After the Restoration, the list of provosts becomes uninteresting, and the college history becomes a very ordinary record. The privileges of the foundation were strengthened with age. It was very conservative and adhered very closely to the Founder’s plan, while other colleges were opening their doors more widely and competition was becoming a recognised part of university life. It was autonomous: its members did not proceed to public examinations in the schools, but gained their degree by an examination of their own. An Eton Foundation Scholarship was the almost inevitable prelude to a scholarship and finally a fellowship at King’s. Under such circumstances the history of a college, however sound its scholarship, is likely to be rather quiet. In other respects, too, the existence of King’s has been isolated. Its visitor is the Bishop of Lincoln, and the college is a peculiar in the diocese of Lincoln. It also enjoyed the unique privilege of being exempt from proctorial jurisdiction, and many a refugee from the proctor’s mild justice has sought sanctuary in King’s without fear of extradition treaties.
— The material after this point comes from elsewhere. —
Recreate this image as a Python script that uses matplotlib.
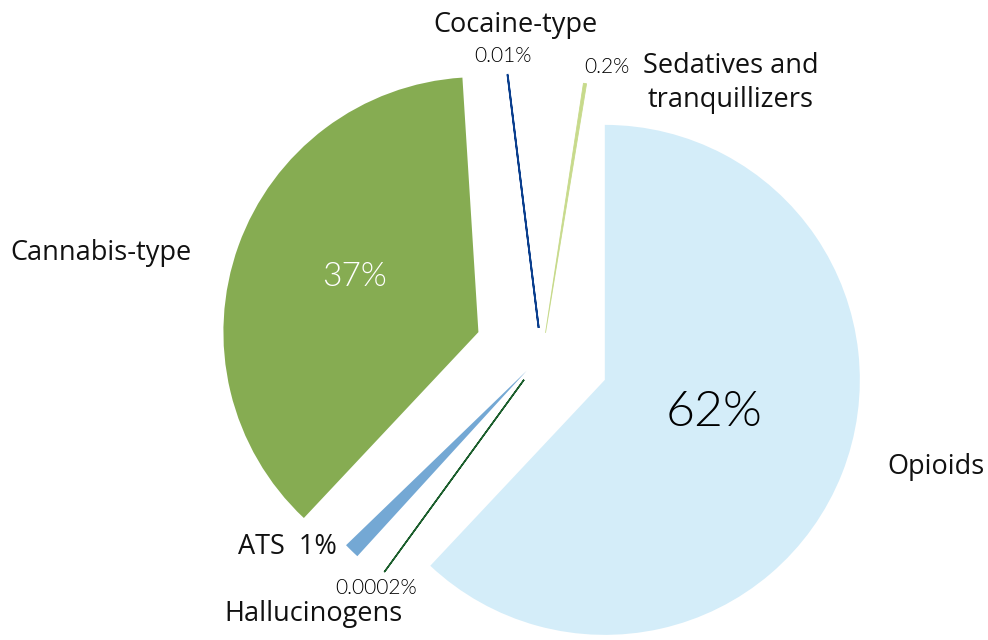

It is not, however, to be supposed that this noble college was at any time without its worthies. Sir William Temple was educated here. Although his name is doubtless an ornament to the college, he must have been an insufferable thorn in the side of his pastors and masters, for he was the last man in the world to have an ill conceit of himself. Two more genial names appear later. In the absence of a portrait of the Founder, a painting of Sir Robert Walpole hangs at the end of the hall. He was always a loving son of the college, and his son, the even more famous Horace,* was here as well. Charles Pratt, Earl Camden* and Lord Chancellor of England, is another name connected with the college; and Townshend, a third statesman of the Georgian era, was likewise brought up at Eton and King’s. To turn aside from politics to the path of pure learning, we find a very prodigy in the person of Thomas Hyde, afterwards Archdeacon of Gloucester. At the age of eighteen he performed the almost incredible task, which till then had been deemed impossible, of transcribing the Persian Pentateuch out of its Hebrew characters. It is scarcely surprising to find that this precocious divine did not shine in ordinary conversation. But his learning met its recompense in a Canonry at Christ Church, and Hebraists of his own age did not scruple to reckon him equal as an Orientalist to Bochert and Pococke.